Extract all lines in the data that contain the word "matplotlib".

» Supplied data:

------------------------

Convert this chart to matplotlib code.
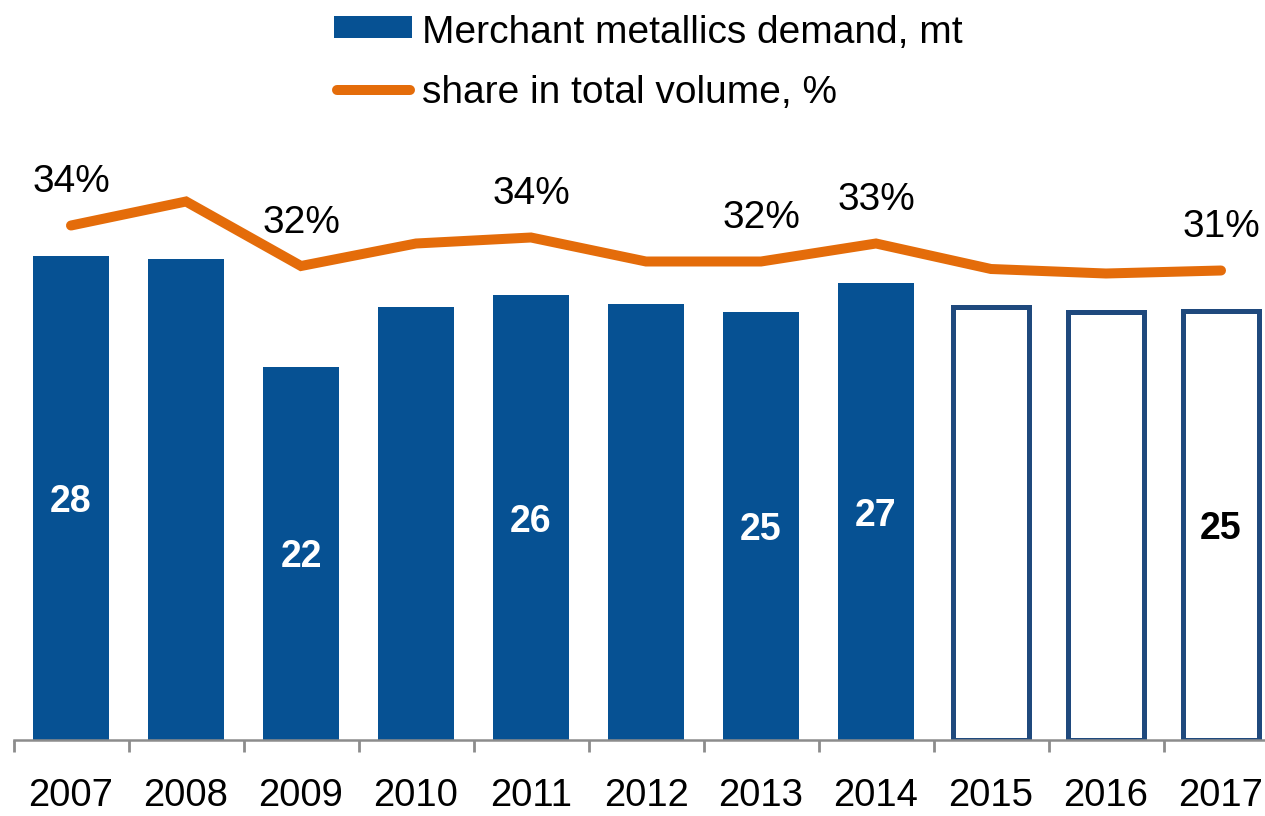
import numpy as np
import matplotlib
matplotlib.use('Agg')
import matplotlib.pyplot as plt
from matplotlib.patches import Rectangle
from matplotlib.lines import Line2D

years = ['2007', '2008', '2009', '2010', '2011', '2012', '2013', '2014', '2015', '2016', '2017']
demand = [28.4, 28.2, 21.9, 25.4, 26.1, 25.6, 25.1, 26.8, 25.4, 25.1, 25.2]
demand_labels = ['28', '', '22', '', '26', '', '25', '27', '', '', '25']
forecast = [False, False, False, False, False, False, False, False, True, True, True]
share = [34.3, 35.9, 31.6, 33.1, 33.5, 31.9, 31.9, 33.1, 31.4, 31.1, 31.3]
share_labels = ['34%', '', '32%', '', '34%', '', '32%', '33%', '', '', '31%']

legend_labels = ['Merchant metallics demand, mt', 'share in total volume, %']

BLUE = '#065193'
EDGE = '#1F497D'
ORANGE = '#E46C0A'
AXIS = '#8C8C8C'
FS = 28

plt.rcParams['font.family'] = ['Liberation Sans', 'DejaVu Sans']

W, H = 1265, 816
fig = plt.figure(figsize=(W / 100, H / 100), dpi=100)
ax = fig.add_axes([13.5 / W, 76 / H, 1265 / W, 596.4 / H])

x = np.arange(len(years))
for i in x:
    if forecast[i]:
        ax.bar(i, demand[i], width=0.66, facecolor='white', edgecolor=EDGE,
               linewidth=3.6, zorder=2)
    else:
        ax.bar(i, demand[i], width=0.66, color=BLUE, linewidth=0, zorder=2)
    if demand_labels[i]:
        ax.text(i, demand[i] / 2, demand_labels[i], ha='center', va='center_baseline',
                fontsize=FS - 1, fontweight='bold',
                color='black' if forecast[i] else 'white', zorder=3)

ax.set_xlim(-0.5, len(years) - 0.5)
ax.set_ylim(0, 35)
ax.set_yticks([])
for s in ['left', 'right', 'top']:
    ax.spines[s].set_visible(False)
ax.spines['bottom'].set_color(AXIS)
ax.spines['bottom'].set_linewidth(1.8)
ax.spines['bottom'].set_zorder(4)
ax.set_xticks(x, years)
ax.set_xticks(np.arange(-0.5, len(years), 1), minor=True)
ax.tick_params(axis='x', which='major', length=0, pad=27, labelsize=FS - 0.5, colors='black')
ax.tick_params(axis='x', which='minor', length=8.6, width=2, color=AXIS, direction='out')

ax2 = ax.twinx()
ax2.plot(x, share, color=ORANGE, linewidth=7.2, solid_capstyle='round',
         solid_joinstyle='miter')
ax2.set_ylim(0, 596.4 / 15)
ax2.set_yticks([])
for s in ['left', 'right', 'top', 'bottom']:
    ax2.spines[s].set_visible(False)
for i in x:
    if share_labels[i]:
        ax2.annotate(share_labels[i], (i, share[i]), xytext=(0, 34),
                     textcoords='offset points', ha='center', va='center_baseline',
                     fontsize=FS, color='black')

# legend
fig.patches.append(Rectangle((334 / W, 1 - 38 / H), 78 / W, 22 / H,
                             transform=fig.transFigure, facecolor=BLUE,
                             edgecolor='none'))
fig.lines.append(Line2D([337 / W, 410 / W], [1 - 90 / H, 1 - 90 / H],
                        transform=fig.transFigure, color=ORANGE,
                        linewidth=7.2, solid_capstyle='round'))
fig.text(422 / W, 1 - 43 / H, legend_labels[0], fontsize=FS, va='baseline', ha='left')
fig.text(422 / W, 1 - 103 / H, legend_labels[1], fontsize=FS, va='baseline', ha='left')

fig.savefig('out.png', dpi=100)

------------------------

» In response:
Convert this chart to matplotlib code.
import matplotlib
matplotlib.use('Agg')
import matplotlib.pyplot as plt
from matplotlib.patches import Rectangle
from matplotlib.lines import Line2D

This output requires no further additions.